Most concerning however is the below plots. There appears to be clear pattern to the residuals and the qqplot does not appear to adhear to the line. This indicates that the model is inappropriate for linear regression and that it’s results should not be used. Perhaps a transformation, as seen in the second regression, could help alleviate these issues.
plot(lm.3)
## Warning in sqrt(crit * p * (1 - hh)/hh): NaNs produced
## Warning in sqrt(crit * p * (1 - hh)/hh): NaNs produced
Forecast LifeExp when PropMD=.03 and TotExp = 14. Does this forecast seem realistic? Why or why not?
test.data <- tibble(PropMD = c(0.03), TotExp = c(14))
predict(lm.3, newdata=test.data)
## 1
## 107.696
This results are concerning and should be taken with a grain of salt. Ignorning the issues with the regression model momentarily, the inputs may not produce the best predictions. Regressions have difficulty when inputs are outside the range of the original predictors. For example, if a predictor has a range of 0 to 100, then testing new data with an input of 150 will result in unreliable output. Now technically neither of the test data inputs are outside the range of the original predictors, however, they are at the extreme upper and lower ends of those ranges. In addition, they are only kept in the range due to the fact that there are a number of outliers amongst the values.
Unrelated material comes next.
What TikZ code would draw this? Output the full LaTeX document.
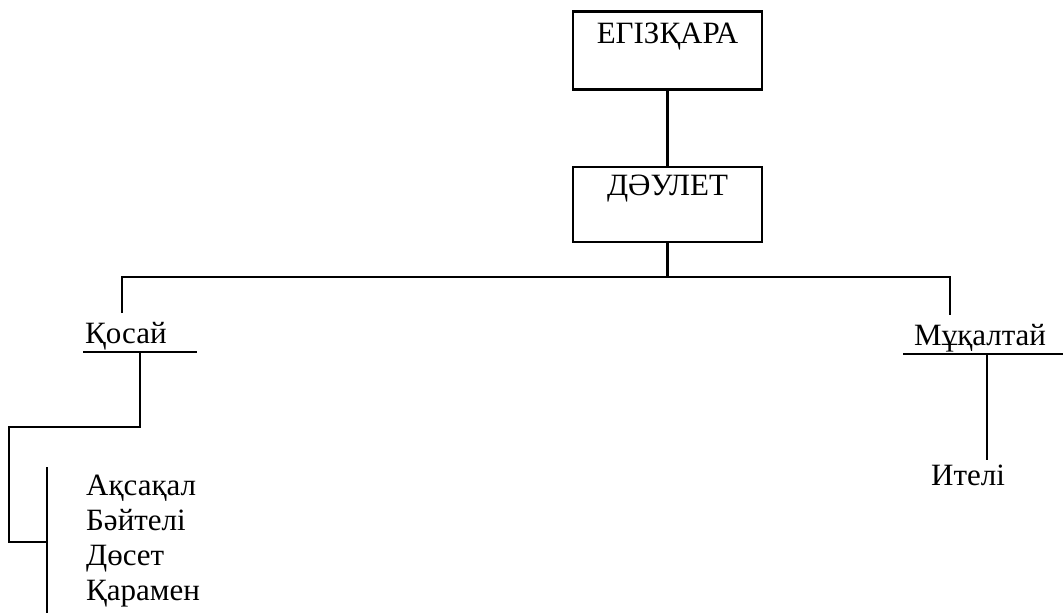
\documentclass[tikz,border=0pt]{standalone}
\usepackage{fontspec}
\setmainfont{Liberation Serif}
\usetikzlibrary{positioning}

\begin{document}
\begin{tikzpicture}[
  x=1pt,
  y=-1pt,
  box/.style={
    draw,
    line width=2.5pt,
    minimum width=189pt,
    inner xsep=0pt,
    inner ysep=0pt,
    text depth=46pt,
    font=\fontsize{31}{34.5}\selectfont
  },
  person/.style={
    inner sep=0pt,
    align=left,
    font=\fontsize{31}{34.7}\selectfont
  },
  link/.style={line width=2.5pt},
  node distance=75pt
]
\useasboundingbox (0,0) rectangle (1063,613);

% Egizqara
\node[box, text height=32pt, anchor=north] (egizqara) at (667.5,10) {ЕГІЗҚАРА};

% Daulet
\node[box, text height=29pt, below=of egizqara] (daulet) {ДӘУЛЕТ};

% Sons
\node[person, anchor=base west] (qosai) at (85,343) {Қосай};
\node[person, anchor=base west] (muqaltai) at (914,345) {Мұқалтай};

% Grandsons
\node[person, anchor=base west] (qosaiSons) at (86,600) {Ақсақал\\Бәйтелі\\Дөсет\\Қарамен};
\node[person, anchor=base] (iteli) at (968,485) {Ителі};

% Coordinates
\coordinate (busL) at (122,277);
\coordinate (busR) at (950,277);
\coordinate (qosaiTop) at (122,313);
\coordinate (muqaltaiTop) at (950,315);
\coordinate (qosaiL) at (83,352);
\coordinate (qosaiR) at (197,352);
\coordinate (qosaiDrop) at (140,352);
\coordinate (elbowA) at (140,427);
\coordinate (elbowB) at (9,427);
\coordinate (elbowC) at (9,542);
\coordinate (barMid) at (47,542);
\coordinate (barTop) at (47,467);
\coordinate (barBot) at (47,613);
\coordinate (muqaltaiL) at (903,354);
\coordinate (muqaltaiR) at (1063,354);
\coordinate (muqaltaiDrop) at (987,354);
\coordinate (iteliTop) at (987,460);

% Relationships
\draw[link] (egizqara) -- (daulet);
\draw[link] (daulet.south) -- (daulet.south |- busL);
\draw[link] (qosaiTop) -- (busL) -- (busR) -- (muqaltaiTop);
\draw[link] (qosaiL) -- (qosaiR);
\draw[link] (qosaiDrop) -- (elbowA) -- (elbowB) -- (elbowC) -- (barMid);
\draw[link] (barTop) -- (barBot);
\draw[link] (muqaltaiL) -- (muqaltaiR);
\draw[link] (muqaltaiDrop) -- (iteliTop);

\end{tikzpicture}
\end{document}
This is supported by the above plot that shows a high leverage outlier, a point that should be addressed in the original regression.
Taking all of this together indicates that one should be incredibly careful when interpreting these results and that I personally would not feel comfortable as to the accuracy of this prediction.